Pero, como decíamos, los políticos siguen mirando para otro lado y asegurando que el sistema resiste, pasándose la ‘patata caliente’ para que no sea a su Ejecutivo al que le explote. Una vez realizado el análisis, y siguiendo otros modelos que pueden servir de referencia (la llamada “mochila austriaca”, la Ley Fornero en Italia, etc.), estas son algunas de las medidas que deberían ponerse en marcha para evitar la quiebra definitiva:

1. Retrasar la edad de jubilación: ir subiendo, año a año, un mes la edad para poder acceder a la jubilación, tal y como dispuso el Gobierno de Rodríguez Zapatero, no sirve de prácticamente nada a la hora de paliar la situación. La medida debería ser mucho más drástica para garantizar que, al menos, los que ya están cobrando la pensión no vean reducidos sus ingresos. Aquí, el modelo a seguir sería la citada Ley Fornero, aprobada en Italia por el Gobierno Monti (noviembre de 2011-abril de 2013), y que elevó automáticamente la edad de jubilación a los 67 años (aunque hay que recordar que se derogó en 2019). Debe tenerse en cuenta además que, por razones de antigüedad, los trabajadores de más edad son normalmente los que más aportan, al tener los sueldos más altos (quinquenios, sexenios, puestos directos, etc.). Por no decir que habrá que sopesar la posibilidad de extender la propuesta incluso más allá, como sucede en el sector público, cuyos empleados se pueden mantener en activo hasta los 70 años.
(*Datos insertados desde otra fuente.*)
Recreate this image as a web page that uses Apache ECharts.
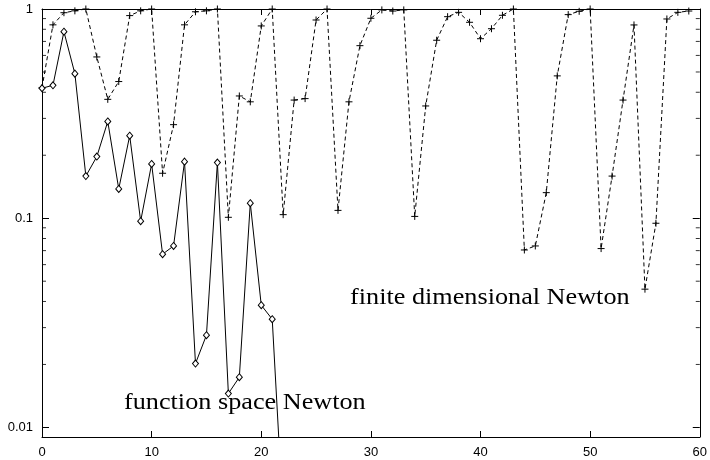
<!DOCTYPE html>
<html>
<head>
<meta charset="utf-8">
<script src="https://cdn.jsdelivr.net/npm/echarts@6/dist/echarts.min.js"></script>
<style>
html, body { margin: 0; padding: 0; background: #fff; }
#chart { width: 710px; height: 460px; }
</style>
</head>
<body>
<div id="chart"></div>
<script>
// function space Newton, iterations 0..22
let funcIter = [0, 1, 2, 3, 4, 5, 6, 7, 8, 9, 10, 11, 12, 13, 14, 15, 16, 17, 18, 19, 20, 21, 22]
let funcVals = [0.418, 0.432, 0.779, 0.491, 0.159, 0.197, 0.290, 0.138, 0.248, 0.0968, 0.1817,
  0.0673, 0.0737, 0.1864, 0.0202, 0.0276, 0.1845, 0.01452, 0.01738, 0.118, 0.0384, 0.0329, 0.0037]

// finite dimensional Newton, iterations 0..59
let finIter = []
for (let i = 0; i < 60; i++) finIter.push(i)
let finVals = [0.42, 0.84, 0.96, 0.98, 1.0, 0.59, 0.37, 0.45, 0.93, 0.98,
  1.0, 0.164, 0.28, 0.84, 0.97, 0.98, 1.0, 0.101, 0.384, 0.36,
  0.83, 1.0, 0.104, 0.367, 0.373, 0.886, 1.0, 0.109, 0.36, 0.668,
  0.903, 0.99, 0.978, 0.99, 0.102, 0.344, 0.709, 0.919, 0.964, 0.864,
  0.721, 0.805, 0.933, 1.0, 0.0705, 0.0737, 0.1325, 0.479, 0.94, 0.975,
  1.0, 0.0716, 0.159, 0.367, 0.839, 0.0458, 0.0946, 0.896, 0.964, 0.978]

let yLabels = { '1': '1', '0.1': '0.1', '0.01': '0.01' }
let minorTicks = [0.02, 0.03, 0.04, 0.05, 0.06, 0.07, 0.08, 0.09,
  0.2, 0.3, 0.4, 0.5, 0.6, 0.7, 0.8, 0.9]

let plus = 'path://M5,0L5,10M0,5L10,5'
let serif = '23px "Liberation Serif", "DejaVu Serif", serif'
let sans = '"Liberation Sans", Arial, sans-serif'

let oChart = echarts.init(document.getElementById('chart'))

let axisLine = { show: true, onZero: false, lineStyle: { color: '#000', width: 1 } }

let option = {
  animation: false,
  backgroundColor: '#fff',
  grid: { left: 42, right: 8, top: 9, bottom: 23 },
  xAxis: [{
    type: 'value', min: 0, max: 60, interval: 10, position: 'bottom',
    axisLine: axisLine,
    axisTick: { inside: true, length: 6, lineStyle: { color: '#000' } },
    axisLabel: { color: '#000', fontSize: 13, fontFamily: sans, margin: 9 },
    splitLine: { show: false }
  }, {
    type: 'value', min: 0, max: 60, interval: 10, position: 'top',
    axisLine: axisLine,
    axisTick: { inside: true, length: 6, lineStyle: { color: '#000' } },
    axisLabel: { show: false },
    splitLine: { show: false }
  }],
  yAxis: [{
    type: 'log', min: 0.009, max: 1, logBase: 10, position: 'left',
    axisLine: axisLine,
    axisTick: { inside: true, length: 7, lineStyle: { color: '#000' } },
    axisLabel: {
      color: '#000', fontSize: 13, fontFamily: sans, margin: 9,
      showMinLabel: false,
      formatter: function (v) { return yLabels[String(+v.toPrecision(3))] || '' }
    },
    splitLine: { show: false }
  }, {
    type: 'log', min: 0.009, max: 1, logBase: 10, position: 'right',
    axisLine: axisLine,
    axisTick: { inside: true, length: 7, lineStyle: { color: '#000' } },
    axisLabel: { show: false },
    splitLine: { show: false }
  }],
  graphic: [
    { type: 'text', x: 350, y: 298, scaleX: 1.14,
      style: { text: 'finite dimensional Newton', font: serif, fill: '#000', textVerticalAlign: 'middle' } },
    { type: 'text', x: 124, y: 403, scaleX: 1.14,
      style: { text: 'function space Newton', font: serif, fill: '#000', textVerticalAlign: 'middle' } }
  ],
  series: [{
    name: 'finite dimensional Newton',
    type: 'line',
    data: finIter.map((x, i) => [x, finVals[i]]),
    symbol: plus, symbolSize: 7,
    itemStyle: { color: '#000', borderColor: '#000', borderWidth: 1 },
    lineStyle: { color: '#000', width: 1, type: [4, 3] },
    z: 3
  }, {
    name: 'function space Newton',
    type: 'line',
    data: funcIter.map((x, i) => [x, funcVals[i]]),
    symbol: 'diamond', symbolSize: [6, 7],
    itemStyle: { color: '#fff', borderColor: '#000', borderWidth: 1 },
    lineStyle: { color: '#000', width: 1 },
    z: 4
  }, {
    // minor log ticks on the left frame
    type: 'scatter', clip: false, silent: true,
    data: minorTicks.map(v => [0, v]),
    symbol: 'rect', symbolSize: [4, 1], symbolOffset: [2, 0],
    itemStyle: { color: '#000' }
  }, {
    // minor log ticks on the right frame
    type: 'scatter', clip: false, silent: true,
    data: minorTicks.map(v => [60, v]),
    symbol: 'rect', symbolSize: [4, 1], symbolOffset: [-2, 0],
    itemStyle: { color: '#000' }
  }]
}

oChart.setOption(option)
</script>
</body>
</html>
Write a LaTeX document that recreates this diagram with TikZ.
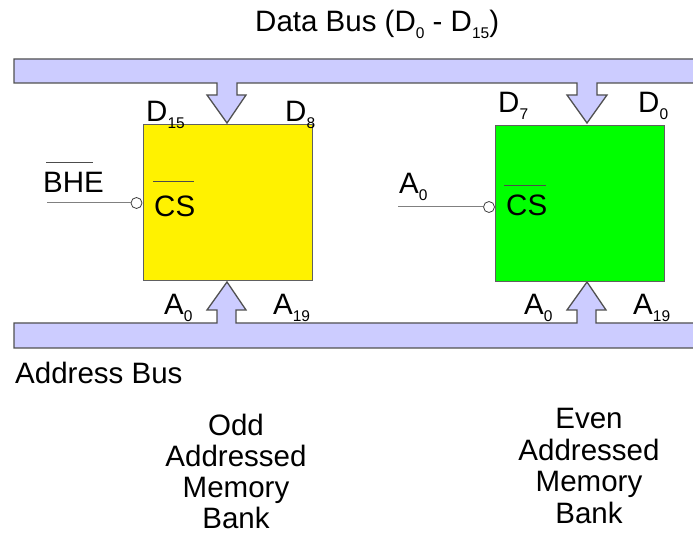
\documentclass[tikz,border=0pt]{standalone}
\usepackage{fontspec}
\setmainfont{Liberation Sans}
% lowered, smaller digits used as signal subscripts
\newcommand\lowsub[1]{\raisebox{-6.5pt}{\fontsize{15.5}{15.5}\selectfont #1}}
\definecolor{busfill}{HTML}{CCCCFF}
\definecolor{busline}{HTML}{505050}
\definecolor{boxline}{HTML}{606060}
\definecolor{wirecol}{HTML}{808080}
\begin{document}
\begin{tikzpicture}[x=1pt,y=-1pt,
  lbl/.style={inner sep=0pt, anchor=base west, font=\fontsize{29.5}{31}\selectfont},
  ctr/.style={inner sep=0pt, anchor=base, font=\fontsize{29.5}{31}\selectfont},
  bus/.style={fill=busfill, draw=busline, line width=1.3pt, line join=miter},
  bank/.style={draw=boxline, line width=0.8pt, inner sep=0pt, anchor=north west,
               minimum width=169pt, minimum height=156pt},
  bubble/.style={circle, draw=black!75, line width=0.8pt, fill=white,
                 minimum size=11pt, inner sep=0pt},
  wire/.style={draw=wirecol, line width=1pt},
  bar/.style={draw=black!70, line width=0.9pt}]
\useasboundingbox (0,0) rectangle (693,534);

% data bus with its two downward taps
\filldraw[bus] (14,59) -- (710,59) -- (710,83)
  -- (597,83) -- (597,95) -- (607,95) -- (587,123) -- (567,95) -- (577,95) -- (577,83)
  -- (237,83) -- (237,95) -- (246,95) -- (227,123) -- (207,95) -- (217,95) -- (217,83)
  -- (14,83) -- cycle;

% address bus with its two upward taps
\filldraw[bus] (14,348) -- (710,348) -- (710,323)
  -- (596,323) -- (596,310) -- (606,310) -- (587,282) -- (567,310) -- (577,310) -- (577,323)
  -- (236,323) -- (236,310) -- (246,310) -- (227,282) -- (207,310) -- (217,310) -- (217,323)
  -- (14,323) -- cycle;

% memory banks
\node[bank, fill=yellow] (odd) at (143,124) {};
\node[bank, fill=green] (even) at (495,125) {};

% chip-select inputs
\node[bubble] (csodd) at (136.5,203) {};
\coordinate (bhein) at (47,203);
\draw[wire] (bhein) -- (csodd.west);
\node[bubble] (cseven) at (489,207) {};
\coordinate (a0in) at (398,207);
\draw[wire] (a0in) -- (cseven.west);

% titles
\node[lbl] (dtitle) at (255,32) {Data Bus (D\lowsub{0} - D\lowsub{15})};
\node[lbl] (atitle) at (15,383) {Address Bus};

% data lines
\node[lbl] (d15) at (146,122) {D\lowsub{15}};
\node[lbl] (d8) at (285,122) {D\lowsub{8}};
\node[lbl] (d7) at (498,113) {D\lowsub{7}};
\node[lbl] (d0) at (638,113) {D\lowsub{0}};

% address lines
\node[lbl] (oa0) at (164,315) {A\lowsub{0}};
\node[lbl] (oa19) at (273,315) {A\lowsub{19}};
\node[lbl] (ea0) at (524,315) {A\lowsub{0}};
\node[lbl] (ea19) at (633,315) {A\lowsub{19}};

% select signals
\node[lbl] (bhe) at (43,193) {BHE};
\draw[bar] (46,162) -- (93,162);
\node[lbl] (a0sel) at (399,194) {A\lowsub{0}};
\node[lbl] (csa) at (154,217) {CS};
\draw[bar] (153,181) -- (194,181);
\node[lbl] (csb) at (506,216) {CS};
\draw[bar] (504,185) -- (546,185);

% bank captions
\node[ctr] (o1) at (236,435) {Odd};
\node[ctr] (o2) at (236,466) {Addressed};
\node[ctr] (o3) at (236,497) {Memory};
\node[ctr] (o4) at (236,528) {Bank};
\node[ctr] (e1) at (589,428) {Even};
\node[ctr] (e2) at (589,460) {Addressed};
\node[ctr] (e3) at (589,491) {Memory};
\node[ctr] (e4) at (589,523) {Bank};
\end{tikzpicture}
\end{document}
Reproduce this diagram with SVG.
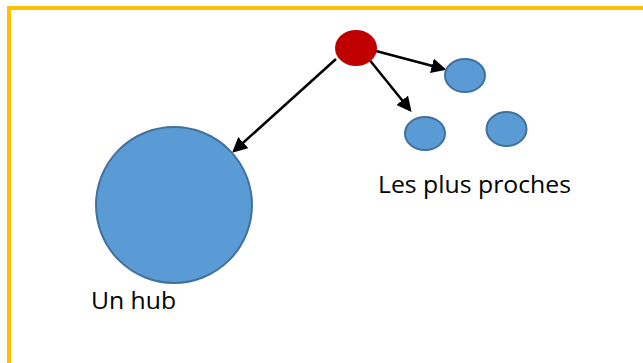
<svg xmlns="http://www.w3.org/2000/svg" width="643" height="363" viewBox="0 0 643 363">
<style>
.blue{fill:#5B9BD5;stroke:#41719C;stroke-width:2}
.lbl{font-family:"Open Sans","Liberation Sans",sans-serif;font-size:24.5px;fill:#000}
.conn{stroke:#000;stroke-width:2.5;fill:none;marker-end:url(#ah)}
</style>
<defs>
<marker id="ah" markerWidth="6" markerHeight="6" refX="5" refY="3" orient="auto" markerUnits="strokeWidth">
<path d="M0,0 L6,3 L0,6 z" fill="#000"/>
</marker>
</defs>
<rect x="0" y="0" width="643" height="363" fill="#fff"/>
<path d="M9,363 L9,8 L643,8" fill="none" stroke="#FFC000" stroke-width="4"/>
<g id="connectors">
<line class="conn" x1="376" y1="51" x2="444" y2="69"/>
<line class="conn" x1="368" y1="58" x2="410" y2="110"/>
<line class="conn" x1="336" y1="59" x2="234" y2="151"/>
</g>
<g id="hub"><circle class="blue" cx="174" cy="205" r="78"/></g>
<g id="source"><ellipse cx="356" cy="48" rx="21" ry="18" fill="#C00000"/></g>
<g id="near1"><ellipse class="blue" cx="465" cy="75.5" rx="20" ry="16.5"/></g>
<g id="near2"><ellipse class="blue" cx="425" cy="133.5" rx="20" ry="16.5"/></g>
<g id="near3"><ellipse class="blue" cx="506.5" cy="129" rx="20" ry="17"/></g>
<g id="label-near"><text class="lbl" x="378" y="193" textLength="193" lengthAdjust="spacingAndGlyphs">Les plus proches</text></g>
<g id="label-hub"><text class="lbl" x="91" y="309" textLength="85" lengthAdjust="spacingAndGlyphs">Un hub</text></g>
</svg>
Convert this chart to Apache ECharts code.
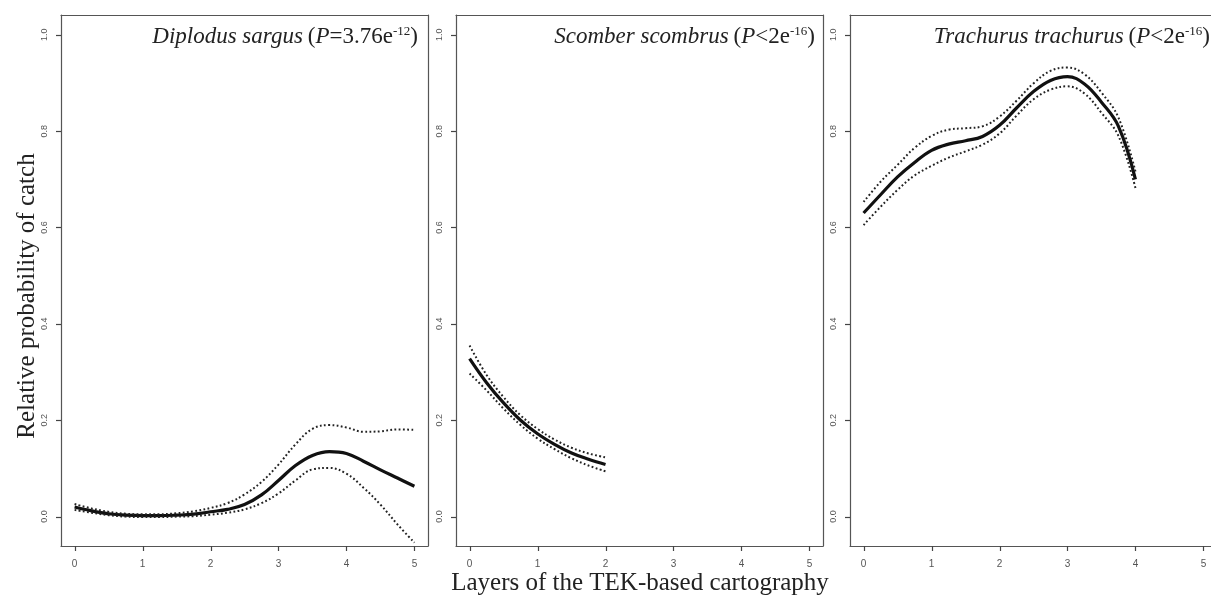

2. Crear un modelo individual de pensión: ya sea vía fondos de inversión, vía planes de jubilación, las nuevas generaciones de españoles han de tener claro que la pensión pública, al ritmo al que van las cosas, no pasará de un mero ingreso complementario al conjunto de su renta disponible una vez se hayan jubilado. Para ello, resultaría muy necesario un gobierno que mentalizara a la población de la situación real que se plantea, pero lo más deseable pasa por un auténtico pacto de Estado (como el Pacto de Toledo, que lleva mucho tiempo sin reunirse), porque resulta evidente que no hay Ejecutivo que no vaya a querer pagar las pensiones.

3. Fomentar que las empresas mantengan en activo a sus trabajadores una vez rebajada la edad de jubilación: frente a la tendencia actual (de despidos o expedientes de regulación de empleo para no tener que seguir pagando los sueldos más cuantiosos), el Estado debería dar ayudas encaminadas a que las empresas no quieran desprenderse de estos trabajadores. En este sentido, teniendo en cuenta que estos normalmente tendrán una edad avanzada, sería muy de agradecer que se normalizaran cada vez más las jornadas a tiempo parcial.

4. Dejar de cargar sobre la deuda nacional el déficit en el “sistema de reparto”: porque ello supone, ya sea a través de la puesta en marcha de nuevos impuestos (o de la subida de los ya existentes), o de engrosar la ya importantísima deuda sobre PIB, el que las nuevas generaciones, ya de por sí cada vez peor remuneradas, tengan que cargar con el peso de sostener a los pensionistas.

5. Congelar la subida o revalorización de las pensiones: esta se trata, con diferencia, de la medida más difícil de tomar, porque los pensionistas, que este año alcanzarán los 10 millones, constituyen un voto importantísimo para cualquier gobierno que quiera revalidad mandato. Sin embargo, los datos se muestran, una vez más, tozudos: los pensionistas actuales han cotizado, de media, por solo el 30% de la cantidad que perciben desde que accedieron a su respectiva pensión. De nuevo, hará falta un importante esfuerzo de comunicación, dado que no pocos piensan que, cuando trabajaban, estaban pagando ya su pensión futura, cuando la que estaban sufragando era la de las personas que habían pasado a la condición pasiva. Esto lleva a la conclusión de que los trabajadores que se hallan ahora en activo no pueden ni remotamente sostener a la creciente masa de pensionistas. En ese sentido, mucho nos tememos que el Gobierno actual prefiera seguir ocultando la realidad en lugar de afrontarla con decisión y el coste electoral que pueda conllevar, pero que nunca resultará tan alto como el de un estallido social que se avecina en un plazo cada vez más cercano, y que dinamitaría todos los consensos.